Replacing Google Costs Some RAM
AppScale needs 4GB of RAM. That’s beyond the “free” tier of Google or Amazon. My desktop has 4GB of RAM, so when I try to run AppScale in addition to an OS, the computer slows to an unuseable crawl. I don’t know what component(s) of AppScale have this requirement. I’m hoping it’s only the master node that needs this, because if all servers launched by AppScale need 4GB plus room for everything else, that could be a very expensive cluster of web servers. Maybe it’s configurable? More investigation is warranted.
If you want to grok AppScale, don’t start at the AppScale web site! Start by playing with Google App Engine. Doing their Python tutorial was a breeze. When I tried the PHP tutorial, I was quickly bogged down in installing software from source and troubleshooting compiler dependency problems.
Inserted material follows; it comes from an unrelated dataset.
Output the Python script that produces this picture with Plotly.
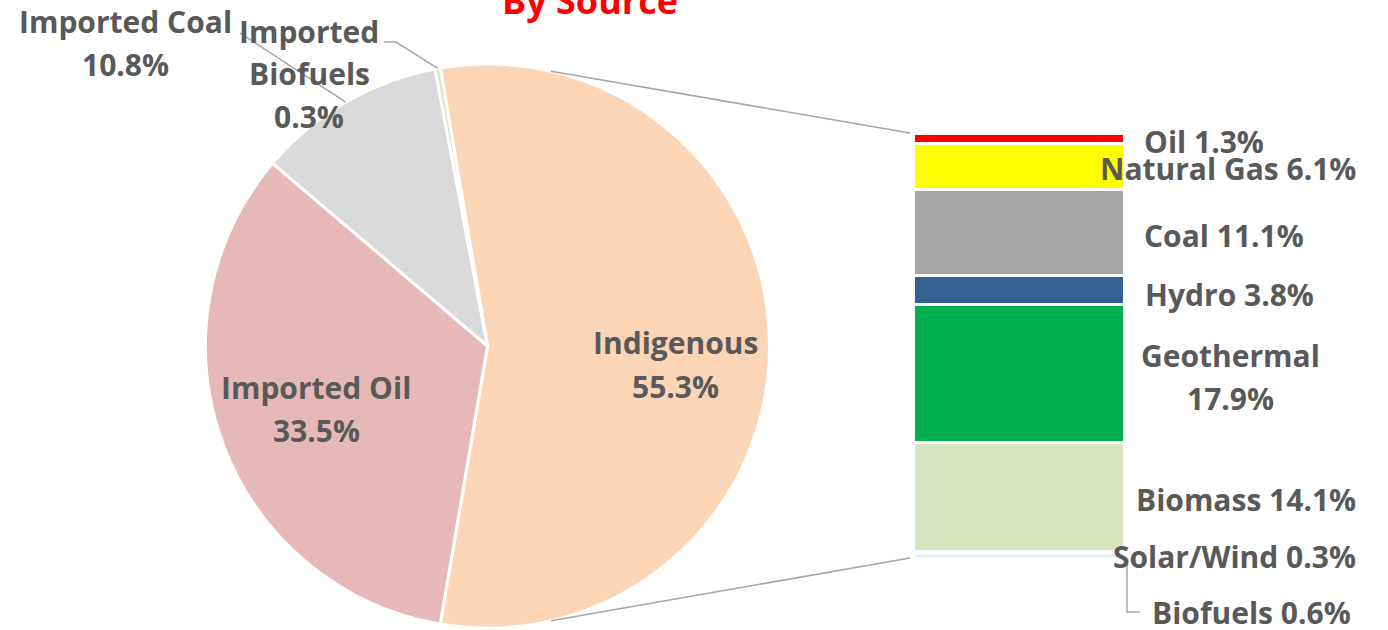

Once you feel like you know what App Engine is all about, THEN play with AppScale. But don’t try to follow the instructions on the AppScale web site; those look impressive from a marketing perspective, but there are missing steps. Instead go to https://github.com/AppScale/appscale/wiki/AppScale-on-VirtualBox . That tutorial directs you to install a virtual machine that already has AppScale configured. Once installed, you can SSH into the machine to edit code, and you can point your browser at the machine to see your app or a nice administrative interface that shows you how busy the app is. In this configuration, app scale runs all services (web, database, etc) on a single server, and does no autoscaling. But remember: don’t even try this unless you have well over 4GB RAM. If you don’t you’ll have to pay Amazon or Google a few bucks to rent one of their servers and try it there.